SET EXERCISE:
Single out the lines of the material that contain "matplotlib" and copy them.

Entries with chart source code:
* * * * *

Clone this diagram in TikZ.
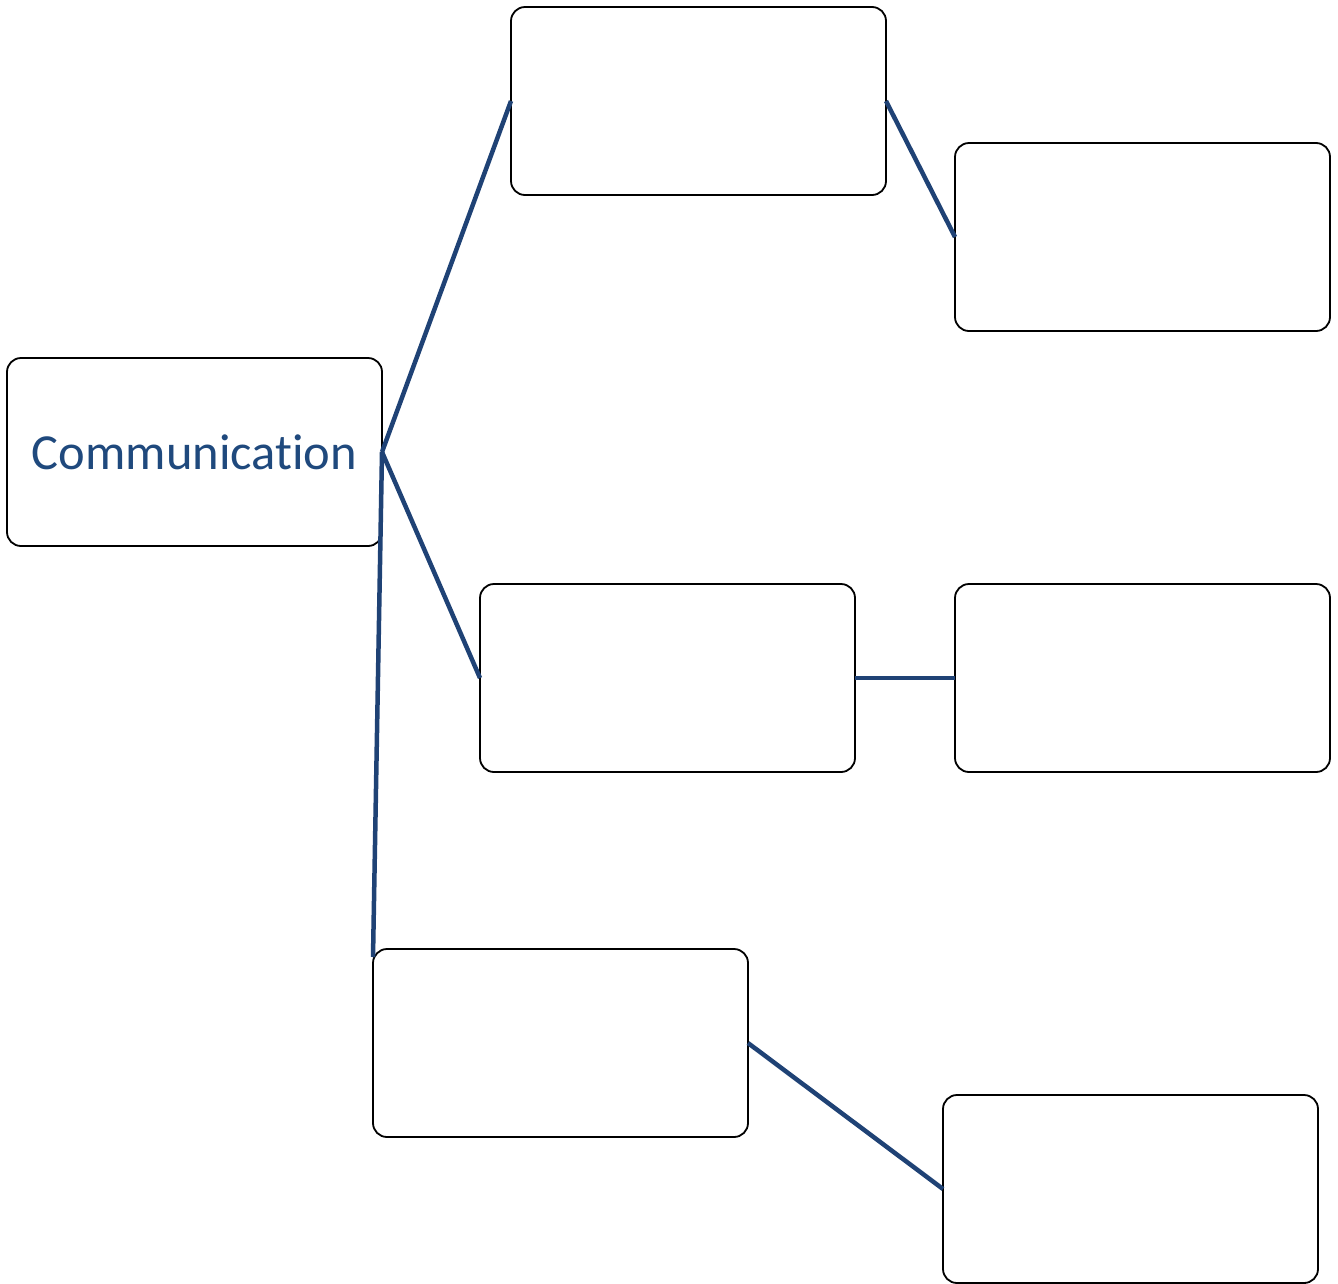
\documentclass[tikz,border=0pt]{standalone}
\usepackage{fontspec}
\setmainfont{Carlito}[RawFeature={-liga;-dlig}]
\definecolor{lnblue}{HTML}{1F4275}
\definecolor{txblue}{HTML}{1F497D}
\begin{document}
\begin{tikzpicture}[x=1pt,y=-1pt,
  box/.style={draw=black,line width=1.8pt,rounded corners=14pt,fill=white,
    minimum width=375pt,minimum height=188pt,inner sep=0pt,outer sep=0pt},
  link/.style={draw=lnblue,line width=4.5pt}]
\useasboundingbox (0,0) rectangle (1338,1283);
\node[box,font=\fontsize{50.5}{60}\selectfont,text=txblue] (comm) at (194.5,452) {Communication};
\node[box] (top) at (698.5,101) {};
\node[box] (topr) at (1142.5,237) {};
\node[box] (mid) at (667.5,678) {};
\node[box] (midr) at (1142.5,678) {};
\node[box] (bot) at (560.5,1043) {};
\node[box] (botr) at (1130.5,1189) {};
\draw[link] (comm.east) -- (top.west);
\draw[link] (comm.east) -- (mid.west);
\draw[link] (comm.east) -- ([yshift=-8pt]bot.north west);
\draw[link] (top.east) -- (topr.west);
\draw[link] (mid.east) -- (midr.west);
\draw[link] (bot.east) -- (botr.west);
\end{tikzpicture}
\end{document}
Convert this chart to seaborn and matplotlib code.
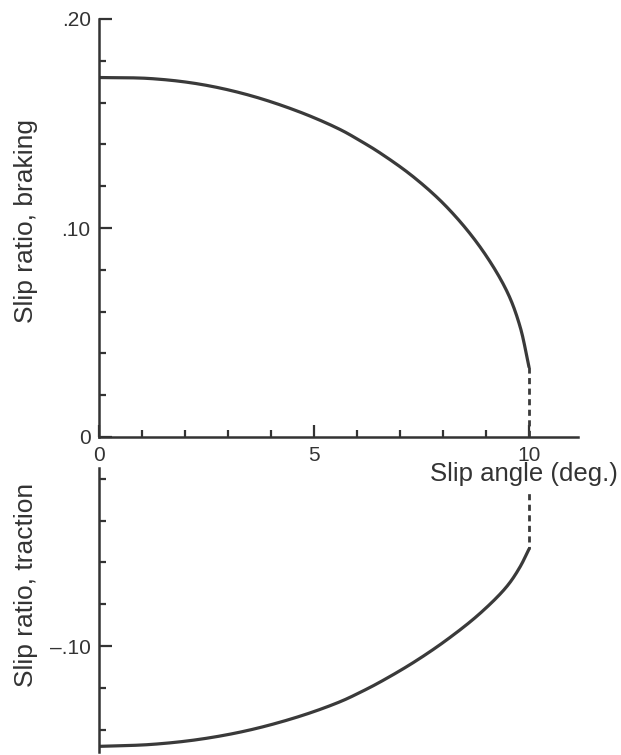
import matplotlib
matplotlib.use("Agg")
import numpy as np
import matplotlib.pyplot as plt
import seaborn as sns
import pandas as pd
from matplotlib.ticker import FixedLocator
from matplotlib.transforms import Bbox

# Slip angle (deg.) at which each branch was read
slip_angle = [0, 1.2, 2.35, 3.5, 4.67, 5.6, 6.07, 6.53, 7.31, 8.09, 8.86, 9.48, 9.79, 10.0]
# Slip ratio limit under braking (positive) and traction (negative)
slip_braking = [0.172, 0.1715, 0.1688, 0.1635, 0.1555, 0.1472, 0.1418, 0.136, 0.1245,
                0.110, 0.091, 0.070, 0.053, 0.0335]
slip_traction = [-0.148, -0.1471, -0.1446, -0.1402, -0.1336, -0.1267, -0.1222, -0.1173,
                 -0.1079, -0.0970, -0.0844, -0.0716, -0.0622, -0.0536]
# Dashed link between the two branches at the limiting slip angle
link_angle = [10.0, 10.0]
link_ratio = [0.0335, -0.0536]

x_major = [0, 5, 10]
x_labels = ["0", "5", "10"]
x_minor = [1, 2, 3, 4, 6, 7, 8, 9]
yb_major = [0, 0.10, 0.20]
yb_labels = ["0", ".10", ".20"]
yb_minor = [0.02, 0.04, 0.06, 0.08, 0.12, 0.14, 0.16, 0.18]
yt_major = [-0.10]
yt_labels = ["\u2013.10"]
yt_minor = [-0.02, -0.04, -0.06, -0.08, -0.12, -0.14]

sns.set_style("ticks")
plt.rcParams["font.family"] = ["Liberation Sans", "DejaVu Sans"]

INK = "#333333"
CURVE = "#3a3a3a"


def smooth_curve(xs, ys, y_scale, n=24):
    """Centripetal Catmull-Rom path through the given points (drawn line only)."""
    P = np.column_stack([np.asarray(xs, float), np.asarray(ys, float) * y_scale])
    P = np.vstack([2 * P[0] - P[1], P, 2 * P[-1] - P[-2]])
    out = []
    for i in range(1, len(P) - 2):
        p0, p1, p2, p3 = P[i - 1], P[i], P[i + 1], P[i + 2]
        t0 = 0.0
        t1 = t0 + np.linalg.norm(p1 - p0) ** 0.5
        t2 = t1 + np.linalg.norm(p2 - p1) ** 0.5
        t3 = t2 + np.linalg.norm(p3 - p2) ** 0.5
        t = np.linspace(t1, t2, n, endpoint=False)[:, None]
        a1 = (t1 - t) / (t1 - t0) * p0 + (t - t0) / (t1 - t0) * p1
        a2 = (t2 - t) / (t2 - t1) * p1 + (t - t1) / (t2 - t1) * p2
        a3 = (t3 - t) / (t3 - t2) * p2 + (t - t2) / (t3 - t2) * p3
        b1 = (t2 - t) / (t2 - t0) * a1 + (t - t0) / (t2 - t0) * a2
        b2 = (t3 - t) / (t3 - t1) * a2 + (t - t1) / (t3 - t1) * a3
        out.append((t2 - t) / (t2 - t1) * b1 + (t - t1) / (t2 - t1) * b2)
    out.append(P[-2][None, :])
    C = np.vstack(out)
    return pd.DataFrame({"angle": C[:, 0], "ratio": C[:, 1] / y_scale})


W, H = 621, 755
fig = plt.figure(figsize=(W / 100, H / 100), dpi=100)
ax_top = fig.add_axes([99 / W, 318 / H, 479 / W, 418 / H])
ax_bot = fig.add_axes([99 / W, 3 / H, 479 / W, 284 / H], sharex=ax_top)
ax_top.set_zorder(2)
ax_bot.set_zorder(1)
ax_top.patch.set_visible(False)
ax_bot.patch.set_visible(False)

# one x unit is 43 px, one slip-ratio unit is 2090 px
Y_SCALE = 2090 / 43
df_b = smooth_curve(slip_angle, slip_braking, Y_SCALE)
df_t = smooth_curve(slip_angle, slip_traction, Y_SCALE)
df_link = pd.DataFrame({"angle": link_angle, "ratio": link_ratio})

dash = (0, (2.2, 1.6))
for ax, df in ((ax_top, df_b), (ax_bot, df_t)):
    sns.lineplot(data=df, x="angle", y="ratio", ax=ax, color=CURVE, lw=2.3,
                 estimator=None, sort=False)
    sns.lineplot(data=df_link, x="angle", y="ratio", ax=ax, color=CURVE, lw=2.0,
                 estimator=None, sort=False, linestyle=dash)
link_lower = ax_bot.lines[-1]

ax_top.set_xlim(0, 11.14)
ax_top.set_ylim(0, 0.20)
ax_bot.set_ylim(-0.1507, -0.0148)

ax_top.set_xticks(x_major, labels=x_labels)
ax_top.xaxis.set_minor_locator(FixedLocator(x_minor))
ax_top.set_yticks(yb_major, labels=yb_labels)
ax_top.yaxis.set_minor_locator(FixedLocator(yb_minor))
ax_bot.set_yticks(yt_major, labels=yt_labels)
ax_bot.yaxis.set_minor_locator(FixedLocator(yt_minor))

for ax in (ax_top, ax_bot):
    for s in ("top", "right"):
        ax.spines[s].set_visible(False)
    for s in ("left", "bottom"):
        ax.spines[s].set_color(INK)
        ax.spines[s].set_linewidth(1.8)
    ax.tick_params(which="both", direction="in", colors=INK, width=1.6,
                   labelsize=15, left=True, bottom=True)
    ax.tick_params(which="major", length=9)
    ax.tick_params(which="minor", length=5)
    ax.tick_params(axis="x", pad=6.5)
    ax.tick_params(axis="y", pad=6)
    ax.set_xlabel("")
    ax.set_ylabel("")

ax_bot.spines["bottom"].set_visible(False)
ax_bot.tick_params(axis="x", which="both", bottom=False, labelbottom=False)

ax_top.set_xlabel("Slip angle (deg.)", fontsize=18.5, color=INK, va="baseline")
ax_top.xaxis.set_label_coords(0.887, -0.105)

ax_top.set_ylabel("Slip ratio, braking", fontsize=19, color=INK, va="center")
ax_top.yaxis.set_label_coords(-0.152, 0.517)
ax_bot.set_ylabel("Slip ratio, traction", fontsize=19, color=INK, va="center")
ax_bot.yaxis.set_label_coords(-0.152, 0.588)

# keep the lower dashes clear of the slip-angle label
fig.canvas.draw()
lab = ax_top.xaxis.label.get_window_extent()
axb = ax_bot.get_window_extent()
link_lower.set_clip_box(Bbox.from_extents(axb.x0, axb.y0, axb.x1, lab.y0 - 6))

fig.savefig("out.png", dpi=100, facecolor="white")
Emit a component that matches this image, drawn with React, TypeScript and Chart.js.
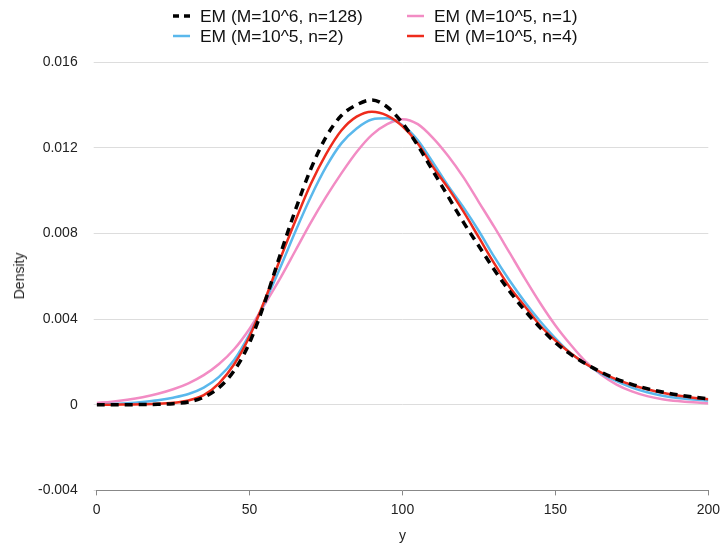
import React, { useEffect, useRef } from "react";
import { Chart, registerables } from "chart.js";

Chart.register(...registerables);

const xValues = [
  0, 5, 10, 15, 20, 25, 30, 35, 40, 45, 50, 55, 60, 65, 70, 75, 80, 85, 90, 95, 100,
  105, 110, 115, 120, 125, 130, 135, 140, 145, 150, 155, 160, 165, 170, 175, 180, 185, 190, 195, 200,
];

// EM (M=10^6, n=128) — black dashed
const emM6n128 = [
  0, 0, 0, 0.00001, 0.00002, 0.00005, 0.00013, 0.00035, 0.0008, 0.0016, 0.0029, 0.0048, 0.007,
  0.0091, 0.011, 0.0125, 0.0135, 0.014, 0.01423, 0.0139, 0.01315, 0.0121, 0.0109, 0.0097,
  0.0085, 0.0074, 0.0063, 0.0053, 0.0044, 0.0036, 0.0029, 0.00235, 0.0019, 0.00152, 0.0012, 0.00095,
  0.00075, 0.00059, 0.00046, 0.00036, 0.00028,
];

// EM (M=10^5, n=1) — pink
const emM5n1 = [
  0.00008, 0.00014, 0.00023, 0.00035, 0.00051, 0.00072, 0.001, 0.00138, 0.0019, 0.0026, 0.00355, 0.0047,
  0.0059, 0.0072, 0.0085, 0.0097, 0.0108, 0.0118, 0.0126, 0.0131, 0.01333, 0.0131, 0.01245, 0.0116,
  0.0106, 0.00945, 0.0083, 0.0071, 0.0059, 0.00475, 0.0037, 0.0028, 0.002, 0.0014, 0.00094, 0.00062,
  0.0004, 0.00026, 0.00017, 0.00011, 0.00007,
];

// EM (M=10^5, n=2) — blue
const emM5n2 = [
  0.00001, 0.00003, 0.00007, 0.00013, 0.00021, 0.00033, 0.0005, 0.0008, 0.0013, 0.0021, 0.0033, 0.0048,
  0.0064, 0.0081, 0.0097, 0.0111, 0.0122, 0.0129, 0.01332, 0.01337, 0.01305, 0.01235, 0.0113, 0.0102,
  0.0092, 0.0081, 0.0069, 0.0058, 0.0048, 0.0039, 0.0031, 0.0024, 0.0019, 0.00145, 0.0011, 0.0008,
  0.00058, 0.00042, 0.00031, 0.00024, 0.0002,
];

// EM (M=10^5, n=4) — red
const emM5n4 = [
  0, 0, 0.00001, 0.00002, 0.00004, 0.00009, 0.0002, 0.00045, 0.001, 0.0019, 0.0032, 0.0049, 0.0068,
  0.0086, 0.0103, 0.0117, 0.0128, 0.01345, 0.01368, 0.0135, 0.013, 0.0122, 0.0111, 0.0101, 0.009,
  0.0078, 0.0066, 0.0055, 0.0046, 0.0037, 0.003, 0.0024, 0.0019, 0.0015, 0.00118, 0.00092, 0.00072,
  0.00056, 0.00043, 0.00033, 0.00025,
];

const seriesLabels = [
  "EM (M=10^6, n=128)",
  "EM (M=10^5, n=1)",
  "EM (M=10^5, n=2)",
  "EM (M=10^5, n=4)",
];
const seriesColors = ["#000000", "#f28cc4", "#5ab8ec", "#ee2b1c"];
const xTitle = "y";
const yTitle = "Density";

const FONT = "'Liberation Sans', Arial, Helvetica, sans-serif";
const CANVAS_W = 726;

function toPoints(ys: number[]) {
  return xValues.map((x, i) => ({ x, y: ys[i] }));
}

function LegendItem({ label, color, dashed, left, top }: { label: string; color: string; dashed?: boolean; left: number; top: number }) {
  return (
    <div style={{ position: "absolute", left, top, height: 20, display: "flex", alignItems: "center", whiteSpace: "nowrap" }}>
      <svg width={18} height={20} style={{ display: "block" }}>
        <line x1={0} y1={10} x2={17} y2={10} stroke={color} strokeWidth={dashed ? 3.5 : 2.5} strokeDasharray={dashed ? "6 5" : undefined} />
      </svg>
      <span style={{ marginLeft: 9, fontFamily: FONT, fontSize: 17.4, color: "#111", lineHeight: "20px" }}>{label}</span>
    </div>
  );
}

export default function App() {
  const canvasRef = useRef<HTMLCanvasElement | null>(null);

  useEffect(() => {
    if (!canvasRef.current) return;
    const datasets = [
      { label: seriesLabels[0], data: toPoints(emM6n128), borderColor: seriesColors[0], borderWidth: 3.5, borderDash: [8, 6], order: 0 },
      { label: seriesLabels[1], data: toPoints(emM5n1), borderColor: seriesColors[1], borderWidth: 2.5, order: 3 },
      { label: seriesLabels[2], data: toPoints(emM5n2), borderColor: seriesColors[2], borderWidth: 2.5, order: 2 },
      { label: seriesLabels[3], data: toPoints(emM5n4), borderColor: seriesColors[3], borderWidth: 2.5, order: 1 },
    ].map((d) => ({ ...d, pointRadius: 0, fill: false, cubicInterpolationMode: "monotone" as const }));

    const chart = new Chart(canvasRef.current, {
      type: "line",
      data: { datasets },
      options: {
        animation: false,
        responsive: false,
        maintainAspectRatio: false,
        layout: { padding: { top: 62, right: 0, bottom: 0, left: 22 } },
        plugins: { legend: { display: false }, tooltip: { enabled: false } },
        scales: {
          x: {
            type: "linear",
            min: 0,
            max: 200,
            ticks: { stepSize: 50, font: { family: FONT, size: 14 }, color: "#222", padding: 6 },
            grid: { display: true, drawOnChartArea: false, drawTicks: true, tickLength: 5, color: "#888" },
            border: { display: true, color: "#888", width: 1 },
            title: { display: true, text: xTitle, font: { family: FONT, size: 14 }, color: "#222", padding: { top: 4, bottom: 0 } },
          },
          y: {
            type: "linear",
            min: -0.004,
            max: 0.016,
            ticks: {
              stepSize: 0.004,
              font: { family: FONT, size: 14 },
              color: "#222",
              padding: 16,
              callback: (v: any) => String(Number(Number(v).toFixed(3))),
            },
            grid: { color: "#dddddd", lineWidth: 1, drawTicks: true, tickLength: 3 },
            border: { display: false },
          },
        },
      },
    });
    return () => chart.destroy();
  }, []);

  return (
    <div style={{ position: "absolute", left: 0, top: 0, width: 721, height: 545, background: "#fff", overflow: "hidden" }}>
      <canvas ref={canvasRef} width={CANVAS_W} height={545} style={{ position: "absolute", left: 0, top: 0, width: CANVAS_W, height: 545 }} />
      <div
        style={{
          position: "absolute",
          left: 19,
          top: 276,
          transform: "translate(-50%, -50%) rotate(-90deg)",
          fontFamily: FONT,
          fontSize: 14,
          color: "#222",
          whiteSpace: "nowrap",
          lineHeight: "16px",
        }}
      >
        {yTitle}
      </div>
      <LegendItem label={seriesLabels[0]} color={seriesColors[0]} dashed left={173} top={6} />
      <LegendItem label={seriesLabels[1]} color={seriesColors[1]} left={407} top={6} />
      <LegendItem label={seriesLabels[2]} color={seriesColors[2]} left={173} top={26} />
      <LegendItem label={seriesLabels[3]} color={seriesColors[3]} left={407} top={26} />
    </div>
  );
}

* * * * *

SOLUTION TO THE EXERCISE:
Convert this chart to seaborn and matplotlib code.
import matplotlib
matplotlib.use("Agg")
import matplotlib.pyplot as plt
from matplotlib.ticker import FixedLocator
from matplotlib.transforms import Bbox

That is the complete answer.